When computer screens turned blue around the world on Friday, flights were ground to a halt, hotel check-ins were impossible and goods deliveries were halted. Businesses resorted to paper and pen. And initial suspicions landed on some sort of cyber-terrorist attack. The reality, however, was far more mundane: a botched software update by cybersecurity firm CrowdStrike.
“In this case, it was a content update,” said Nick Hyatt, director of threat intelligence at security firm Blackpoint Cyber.
And because CrowdStrike has such a broad customer base, it was the content update that was felt around the world.
“One mistake had catastrophic results. This is a great example of how closely connected to IT our modern society is – from coffee shops to hospitals to airports, a mistake like this has huge consequences,” Hyatt said.
In this case, the content update was linked to the CrowdStrike Falcon tracking software. Falcon, Hyatt says, has deep connections to monitor for malware and other malicious behavior on endpoints, in this case, laptops, desktops and servers. Falcon automatically updates to account for new threats.
“Buggy code was released through the auto-update feature, and so here we are,” Hyatt said. The automatic update feature is standard in many software applications and is not unique to CrowdStrike. “It’s just because of what CrowdStrike is doing, the effect here is devastating,” Hyatt added.
Blue screen of death bugs on computer monitors are shown due to the global communications outage caused by CrowdStrike, which provides cyber security services to US technology company Microsoft, on July 19, 2024 in Ankara, Turkey.
Harun Ozalp | Anadolu | Getty Images
Although CrowdStrike quickly identified the problem and many systems were up and running within hours, the global cascade of damage is not easily reversed for organizations with complex systems.
“We’re thinking three to five days before things are resolved,” said Eric O’Neill, a former FBI counterterrorism and counterintelligence agent and cybersecurity expert. “That’s a lot of downtime for organizations.”

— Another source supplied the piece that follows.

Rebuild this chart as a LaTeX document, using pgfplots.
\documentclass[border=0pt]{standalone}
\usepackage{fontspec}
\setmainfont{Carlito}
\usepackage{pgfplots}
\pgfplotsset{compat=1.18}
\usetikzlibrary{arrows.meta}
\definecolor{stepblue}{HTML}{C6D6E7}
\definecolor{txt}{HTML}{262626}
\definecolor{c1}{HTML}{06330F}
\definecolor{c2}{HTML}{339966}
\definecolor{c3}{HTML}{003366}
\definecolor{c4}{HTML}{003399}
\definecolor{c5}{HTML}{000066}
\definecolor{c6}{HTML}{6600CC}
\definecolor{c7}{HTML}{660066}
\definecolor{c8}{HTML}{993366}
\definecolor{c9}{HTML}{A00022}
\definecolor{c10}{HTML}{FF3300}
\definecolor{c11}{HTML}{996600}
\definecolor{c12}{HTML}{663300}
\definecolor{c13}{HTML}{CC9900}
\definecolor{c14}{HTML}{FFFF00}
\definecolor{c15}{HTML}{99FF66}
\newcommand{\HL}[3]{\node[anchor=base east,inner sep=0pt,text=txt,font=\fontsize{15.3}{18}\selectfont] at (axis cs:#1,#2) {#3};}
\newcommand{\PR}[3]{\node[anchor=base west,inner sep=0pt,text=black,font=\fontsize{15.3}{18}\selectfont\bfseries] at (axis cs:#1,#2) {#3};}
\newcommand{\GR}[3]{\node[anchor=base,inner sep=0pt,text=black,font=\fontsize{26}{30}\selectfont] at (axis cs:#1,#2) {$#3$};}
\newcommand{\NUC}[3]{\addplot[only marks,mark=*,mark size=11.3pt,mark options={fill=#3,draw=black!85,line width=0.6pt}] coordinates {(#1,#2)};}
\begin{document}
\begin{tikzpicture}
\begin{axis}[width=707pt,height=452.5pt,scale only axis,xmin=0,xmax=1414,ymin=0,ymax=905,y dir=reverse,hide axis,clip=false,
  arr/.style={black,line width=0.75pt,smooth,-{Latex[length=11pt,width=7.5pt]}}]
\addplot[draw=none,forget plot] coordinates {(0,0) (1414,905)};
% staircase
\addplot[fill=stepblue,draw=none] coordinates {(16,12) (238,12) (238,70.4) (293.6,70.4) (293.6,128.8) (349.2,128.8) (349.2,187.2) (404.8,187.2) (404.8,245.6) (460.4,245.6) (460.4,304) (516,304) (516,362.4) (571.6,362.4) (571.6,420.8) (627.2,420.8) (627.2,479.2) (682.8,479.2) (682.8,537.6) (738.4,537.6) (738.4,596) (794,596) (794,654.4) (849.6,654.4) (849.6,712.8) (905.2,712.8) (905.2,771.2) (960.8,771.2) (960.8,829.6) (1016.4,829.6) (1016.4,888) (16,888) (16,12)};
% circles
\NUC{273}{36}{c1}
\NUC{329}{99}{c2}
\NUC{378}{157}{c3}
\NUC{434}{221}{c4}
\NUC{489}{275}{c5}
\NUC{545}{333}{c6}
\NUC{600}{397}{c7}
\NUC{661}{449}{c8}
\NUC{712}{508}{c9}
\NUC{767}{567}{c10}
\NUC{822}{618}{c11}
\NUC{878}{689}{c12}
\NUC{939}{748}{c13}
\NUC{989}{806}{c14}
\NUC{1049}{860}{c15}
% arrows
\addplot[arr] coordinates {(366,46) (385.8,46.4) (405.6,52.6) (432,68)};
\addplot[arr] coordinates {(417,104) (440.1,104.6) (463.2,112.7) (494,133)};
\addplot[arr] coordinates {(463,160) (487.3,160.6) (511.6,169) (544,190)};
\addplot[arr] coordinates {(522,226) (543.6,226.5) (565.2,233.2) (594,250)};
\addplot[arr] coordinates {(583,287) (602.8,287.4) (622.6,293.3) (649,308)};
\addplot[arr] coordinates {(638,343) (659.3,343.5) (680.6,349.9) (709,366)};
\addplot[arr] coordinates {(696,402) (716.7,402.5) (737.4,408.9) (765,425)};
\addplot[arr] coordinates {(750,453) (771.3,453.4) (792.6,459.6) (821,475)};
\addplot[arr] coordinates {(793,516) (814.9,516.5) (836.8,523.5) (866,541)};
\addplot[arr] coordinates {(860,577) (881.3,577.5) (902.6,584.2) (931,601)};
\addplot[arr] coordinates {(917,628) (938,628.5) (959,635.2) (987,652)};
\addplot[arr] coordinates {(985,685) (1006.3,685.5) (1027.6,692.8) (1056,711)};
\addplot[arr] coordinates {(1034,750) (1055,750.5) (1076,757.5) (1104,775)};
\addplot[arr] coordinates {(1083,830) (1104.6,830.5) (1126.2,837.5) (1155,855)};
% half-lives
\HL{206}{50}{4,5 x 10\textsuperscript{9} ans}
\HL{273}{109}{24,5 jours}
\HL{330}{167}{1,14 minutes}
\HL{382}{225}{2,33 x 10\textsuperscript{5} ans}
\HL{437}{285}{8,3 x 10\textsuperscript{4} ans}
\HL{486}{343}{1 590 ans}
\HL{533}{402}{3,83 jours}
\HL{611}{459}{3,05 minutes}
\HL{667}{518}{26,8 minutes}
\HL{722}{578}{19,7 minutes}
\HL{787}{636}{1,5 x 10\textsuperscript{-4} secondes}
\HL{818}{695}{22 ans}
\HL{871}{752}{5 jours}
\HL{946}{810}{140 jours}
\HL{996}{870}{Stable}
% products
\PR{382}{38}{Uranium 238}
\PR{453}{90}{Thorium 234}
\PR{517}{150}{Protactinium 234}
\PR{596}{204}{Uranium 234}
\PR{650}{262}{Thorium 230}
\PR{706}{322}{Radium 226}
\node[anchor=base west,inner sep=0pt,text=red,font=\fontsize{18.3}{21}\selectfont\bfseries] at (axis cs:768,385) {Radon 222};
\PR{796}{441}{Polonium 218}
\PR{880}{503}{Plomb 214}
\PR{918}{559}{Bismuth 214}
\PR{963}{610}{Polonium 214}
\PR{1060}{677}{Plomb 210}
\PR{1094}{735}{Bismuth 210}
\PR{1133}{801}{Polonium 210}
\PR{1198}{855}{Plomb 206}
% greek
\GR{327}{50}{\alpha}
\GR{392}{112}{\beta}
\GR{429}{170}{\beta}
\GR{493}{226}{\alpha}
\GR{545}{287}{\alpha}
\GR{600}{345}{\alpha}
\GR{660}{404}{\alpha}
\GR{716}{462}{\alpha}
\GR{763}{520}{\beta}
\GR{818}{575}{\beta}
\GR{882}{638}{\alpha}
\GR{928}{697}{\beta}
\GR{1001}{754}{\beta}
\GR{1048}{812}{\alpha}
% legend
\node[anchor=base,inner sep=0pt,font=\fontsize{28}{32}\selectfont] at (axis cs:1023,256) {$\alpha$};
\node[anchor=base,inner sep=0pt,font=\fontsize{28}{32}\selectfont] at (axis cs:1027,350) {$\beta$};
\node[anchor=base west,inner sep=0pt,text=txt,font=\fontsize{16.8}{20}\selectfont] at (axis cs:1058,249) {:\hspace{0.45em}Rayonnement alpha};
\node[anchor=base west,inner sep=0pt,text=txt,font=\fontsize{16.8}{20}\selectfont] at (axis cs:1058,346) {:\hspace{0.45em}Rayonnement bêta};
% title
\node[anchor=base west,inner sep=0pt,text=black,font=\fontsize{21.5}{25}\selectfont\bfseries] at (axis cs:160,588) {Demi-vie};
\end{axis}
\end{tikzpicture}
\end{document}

It didn’t help, O’Neill said, that the outage happened on a summer Friday with many offices off and IT in short supply to help solve the problem.

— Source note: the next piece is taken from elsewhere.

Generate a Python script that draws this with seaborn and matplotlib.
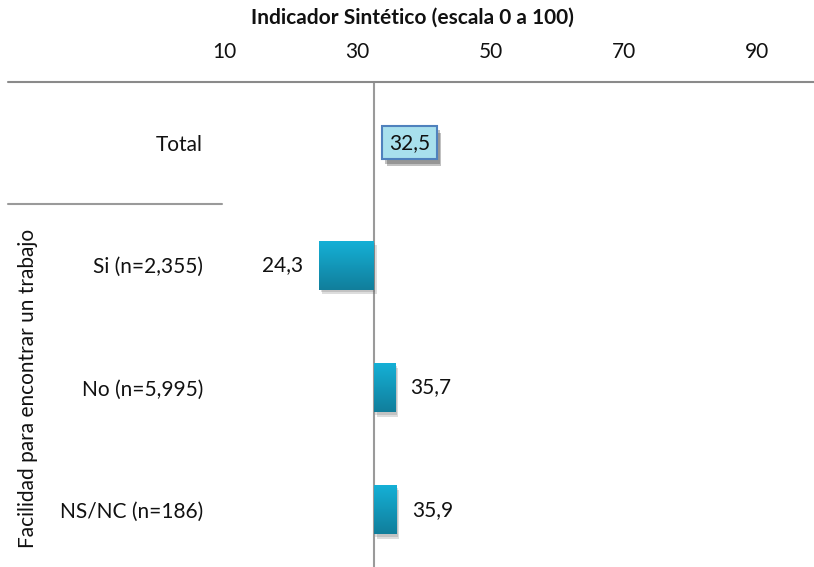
import matplotlib
matplotlib.use("Agg")
import matplotlib.pyplot as plt
import matplotlib.patheffects as pe
from matplotlib.colors import LinearSegmentedColormap
from matplotlib.lines import Line2D
from matplotlib.transforms import blended_transform_factory
import numpy as np
import pandas as pd
import seaborn as sns

# ---- data ----
categories = ["Total", "Si (n=2,355)", "No (n=5,995)", "NS/NC (n=186)"]
values = [32.5, 24.3, 35.7, 35.9]
reference = 32.5
tick_values = [10, 30, 50, 70, 90]
x_title = "Indicador Sintético (escala 0 a 100)"
group_label = "Facilidad para encontrar un trabajo"

sns.set_theme(style="white")
plt.rcParams["font.family"] = ["Lato", "DejaVu Sans"]

df = pd.DataFrame({"cat": categories, "val": values})
df["diff"] = df["val"] - reference

W, H = 814, 567
FS = 15
fig = plt.figure(figsize=(W / 100, H / 100), dpi=100)
ax_top = 81.5
ax = fig.add_axes([224 / W, 0, (W - 224) / W, (H - ax_top) / H])

sns.barplot(data=df, x="diff", y="cat", orient="h", width=0.4,
            color="#14a9cf", saturation=1, linewidth=0, ax=ax, zorder=2)

# gradient fill + soft shadow for bars
grad = np.linspace(0, 1, 256).reshape(-1, 1)
cmap = LinearSegmentedColormap.from_list("g", ["#15b0d6", "#117e9b"])
for p in list(ax.patches):
    x0, w = p.get_x(), p.get_width()
    y0, h = p.get_y(), p.get_height()
    if abs(w) < 1e-9:
        p.set_visible(False)
        continue
    p.set_path_effects([pe.SimplePatchShadow(offset=(2, -3.5), shadow_rgbFace="#666666", alpha=0.22),
                        pe.SimplePatchShadow(offset=(1, -2), shadow_rgbFace="#666666", alpha=0.22),
                        pe.Normal()])
    im = ax.imshow(grad, cmap=cmap, extent=[min(x0, x0 + w), max(x0, x0 + w), y0 + h, y0],
                   aspect="auto", origin="upper", zorder=3)
    im.set_clip_path(p)

ax.set_xlim(10 - reference, 98.5 - reference)
ax.set_ylim(3.467, -0.5)

ax.axvline(0, color="#9a9a9a", lw=1.5, zorder=1)

# ticks on top
ax.xaxis.tick_top()
ax.set_xticks([t - reference for t in tick_values])
ax.set_xticklabels([str(t) for t in tick_values])
ax.tick_params(axis="x", length=0, pad=14, labelsize=FS, colors="#111111")
ax.set_xlabel("")
ax.tick_params(axis="y", length=0, pad=15, labelsize=FS, colors="#111111")
ax.set_ylabel("")
for s in ax.spines.values():
    s.set_visible(False)

fig.text(412 / W, 1 - 18 / H, x_title, ha="center", va="center", fontsize=FS,
         fontweight="bold", color="#111111")

# value labels
for i, (v, d) in enumerate(zip(df["val"], df["diff"])):
    lab = f"{v:.1f}".replace(".", ",")
    if i == 0:
        t = ax.annotate(lab, xy=(d, i), xytext=(10.8, 0), textcoords="offset points",
                        ha="left", va="center", fontsize=FS, color="#111111", zorder=5,
                        bbox=dict(boxstyle="square,pad=0.32", fc="#a8e0ed", ec="#4f81bd", lw=1.5))
        t.get_bbox_patch().set_path_effects(
            [pe.SimplePatchShadow(offset=(3, -5), shadow_rgbFace="#333333", alpha=0.3),
             pe.SimplePatchShadow(offset=(2, -3), shadow_rgbFace="#333333", alpha=0.3),
             pe.Normal()])
    elif d < 0:
        ax.annotate(lab, xy=(d, i), xytext=(-11.5, 0), textcoords="offset points",
                    ha="right", va="center", fontsize=FS, color="#111111")
    else:
        ax.annotate(lab, xy=(d, i), xytext=(11, 0), textcoords="offset points",
                    ha="left", va="center", fontsize=FS, color="#111111")

# decorative lines
fig.add_artist(Line2D([8 / W, 1], [(H - ax_top) / H] * 2, color="#8a8a8a", lw=1.5))
tr = blended_transform_factory(fig.transFigure, ax.transData)
fig.add_artist(Line2D([8 / W, 222 / W], [0.5, 0.5], transform=tr, color="#9a9a9a", lw=1.5))

fig.text(28 / W, 1 - 388 / H, group_label, rotation=90, va="center", ha="center",
         fontsize=FS, color="#111111")

fig.savefig("out.png", dpi=100)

Software updates should be released gradually
One lesson from the global IT outage, O’Neill said, is that the CrowdStrike update should have been rolled out gradually.
“What Crowdstrike did was release their updates to everyone at once. That’s not the best idea. Send it to a group and test it. There are layers of quality control that it has to go through,” O’Neill said.

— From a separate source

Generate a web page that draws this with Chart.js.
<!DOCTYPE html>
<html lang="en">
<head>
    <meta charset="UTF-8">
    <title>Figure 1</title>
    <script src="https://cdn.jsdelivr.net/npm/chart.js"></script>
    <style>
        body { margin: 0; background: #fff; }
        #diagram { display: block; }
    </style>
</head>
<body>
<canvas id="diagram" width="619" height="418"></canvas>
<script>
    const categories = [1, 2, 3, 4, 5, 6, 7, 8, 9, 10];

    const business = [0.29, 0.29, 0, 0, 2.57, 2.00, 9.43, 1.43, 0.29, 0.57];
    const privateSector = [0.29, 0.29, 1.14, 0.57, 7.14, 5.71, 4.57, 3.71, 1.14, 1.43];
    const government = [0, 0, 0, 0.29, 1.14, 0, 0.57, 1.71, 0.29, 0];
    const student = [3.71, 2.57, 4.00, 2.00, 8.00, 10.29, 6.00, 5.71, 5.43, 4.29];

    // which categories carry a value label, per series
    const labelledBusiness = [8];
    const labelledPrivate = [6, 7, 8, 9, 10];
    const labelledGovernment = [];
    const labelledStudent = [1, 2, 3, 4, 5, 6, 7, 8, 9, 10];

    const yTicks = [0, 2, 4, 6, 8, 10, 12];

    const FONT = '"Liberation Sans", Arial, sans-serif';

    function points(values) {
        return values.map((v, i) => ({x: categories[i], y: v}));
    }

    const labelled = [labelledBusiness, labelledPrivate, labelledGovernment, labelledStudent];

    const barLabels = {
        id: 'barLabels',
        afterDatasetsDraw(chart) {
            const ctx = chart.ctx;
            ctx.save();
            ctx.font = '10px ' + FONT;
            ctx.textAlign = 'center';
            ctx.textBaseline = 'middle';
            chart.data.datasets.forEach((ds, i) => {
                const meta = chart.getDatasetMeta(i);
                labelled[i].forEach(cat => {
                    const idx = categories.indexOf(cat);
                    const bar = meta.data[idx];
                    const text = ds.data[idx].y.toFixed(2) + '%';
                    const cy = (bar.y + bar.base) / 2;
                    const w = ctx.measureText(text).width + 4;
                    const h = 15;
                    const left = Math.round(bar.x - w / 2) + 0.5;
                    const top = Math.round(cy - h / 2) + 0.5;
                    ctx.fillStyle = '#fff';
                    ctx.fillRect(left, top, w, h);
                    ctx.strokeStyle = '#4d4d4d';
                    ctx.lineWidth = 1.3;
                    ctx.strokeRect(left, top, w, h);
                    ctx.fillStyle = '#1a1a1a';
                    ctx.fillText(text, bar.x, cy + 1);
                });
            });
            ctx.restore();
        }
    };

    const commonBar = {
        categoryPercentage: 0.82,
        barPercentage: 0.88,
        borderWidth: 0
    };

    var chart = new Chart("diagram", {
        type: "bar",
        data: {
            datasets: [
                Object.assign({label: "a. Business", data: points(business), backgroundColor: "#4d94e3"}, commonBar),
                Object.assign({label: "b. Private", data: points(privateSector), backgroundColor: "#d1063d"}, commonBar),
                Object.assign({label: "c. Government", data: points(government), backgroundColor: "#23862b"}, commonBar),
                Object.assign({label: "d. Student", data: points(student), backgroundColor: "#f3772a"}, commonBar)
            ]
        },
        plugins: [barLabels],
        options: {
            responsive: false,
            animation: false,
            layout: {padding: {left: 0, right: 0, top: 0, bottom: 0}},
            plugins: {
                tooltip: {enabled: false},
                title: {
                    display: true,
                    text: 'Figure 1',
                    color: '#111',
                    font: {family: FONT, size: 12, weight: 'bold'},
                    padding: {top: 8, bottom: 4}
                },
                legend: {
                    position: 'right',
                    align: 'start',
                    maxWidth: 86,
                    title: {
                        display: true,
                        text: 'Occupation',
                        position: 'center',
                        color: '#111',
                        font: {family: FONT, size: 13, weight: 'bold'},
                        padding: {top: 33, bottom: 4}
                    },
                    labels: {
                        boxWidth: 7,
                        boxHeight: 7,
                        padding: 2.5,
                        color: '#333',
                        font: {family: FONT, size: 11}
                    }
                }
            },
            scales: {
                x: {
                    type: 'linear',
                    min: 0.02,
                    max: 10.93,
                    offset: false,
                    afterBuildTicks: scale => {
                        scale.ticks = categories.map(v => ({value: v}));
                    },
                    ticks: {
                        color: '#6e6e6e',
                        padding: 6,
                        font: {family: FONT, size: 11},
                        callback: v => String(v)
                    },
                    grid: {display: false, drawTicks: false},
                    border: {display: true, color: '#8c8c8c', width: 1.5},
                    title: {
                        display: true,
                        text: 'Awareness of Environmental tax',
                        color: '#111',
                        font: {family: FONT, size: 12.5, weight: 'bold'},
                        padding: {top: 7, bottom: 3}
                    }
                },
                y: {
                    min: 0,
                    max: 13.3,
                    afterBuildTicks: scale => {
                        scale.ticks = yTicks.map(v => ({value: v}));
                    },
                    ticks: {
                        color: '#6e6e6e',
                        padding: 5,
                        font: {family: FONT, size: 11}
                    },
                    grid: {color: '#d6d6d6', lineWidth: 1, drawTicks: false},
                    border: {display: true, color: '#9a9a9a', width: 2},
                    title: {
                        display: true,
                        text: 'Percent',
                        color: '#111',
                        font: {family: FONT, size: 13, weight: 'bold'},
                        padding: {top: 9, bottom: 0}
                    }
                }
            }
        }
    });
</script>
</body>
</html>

“It should have been tested in sandboxes, in multiple environments before it went out,” said Peter Avery, vice president of security and compliance at Visual Edge IT.
He expects that more safeguards are needed to avoid future incidents that repeat these types of failures.
“You need the right checks and balances in companies. It could have been one person who decided to push this update, or someone picked the wrong file to run,” Avery said.
The IT industry calls it a single point of failure — an error in one part of a system that creates a technical disaster across industries, operations and interconnected communications networks. a huge domino effect.
Call for redundancy in IT systems
Friday’s event could prompt companies and individuals to raise their level of cyber preparedness.
“The bigger picture is how fragile the world is. It’s not just a cyber or technical issue. There are many different phenomena that can cause disruption, such as solar flares that can take out our communications and electronics,” Avery said.
Ultimately, Friday’s meltdown was not an indictment of Crowdstrike or Microsoft, but of how businesses view cybersecurity, said Javed Abed, an assistant professor of information systems at the Johns Hopkins Carey Business School. “Business owners need to stop viewing cybersecurity services as just a cost and instead as a meaningful investment in their company’s future,” Abed said.
Businesses should do this by building redundancy into their systems.
“A single point of failure shouldn’t be able to stop a business, and it did,” Abed said. “You can’t just rely on one cybersecurity tool, cybersecurity 101,” Abed said.
While creating redundancy in corporate systems is expensive, what happened on Friday is more expensive.
“I hope this is a wake-up call and I hope it causes some changes in the mindset of business owners and organizations to review their cyber security strategies,” Abed said.
What to do with ‘kernel level’ code
At a macro level, it is fair to assign some systemic responsibility to an enterprise IT world that often views cyber security, data security, and technology supply chain as “nice-to-haves” rather than essentials, and a general lack of leadership in of cybersecurity within organizations, said Nicholas Reese, a former Department of Homeland Security official and instructor at New York University’s SPS Center for Global Affairs.
On a micro level, Reese said the code that caused this outage was kernel-level code, affecting every aspect of computer hardware and software communication. “Core-level code should receive the highest level of scrutiny,” Reese said, with approval and implementation being entirely separate processes with accountability.
This is a problem that will continue for the entire ecosystem, flooded with third-party products, all with vulnerabilities.
“How do we look at the third-party vendor ecosystem and see where the next vulnerability is going to be? It’s almost impossible, but we have to try,” Reese said. “It’s not maybe, but a certainty until we deal with the number of potential vulnerabilities. We need to focus on backup and redundancy and invest in that, but businesses are saying they can’t afford to pay for things that might not happen never. It’s a difficult case,” he said.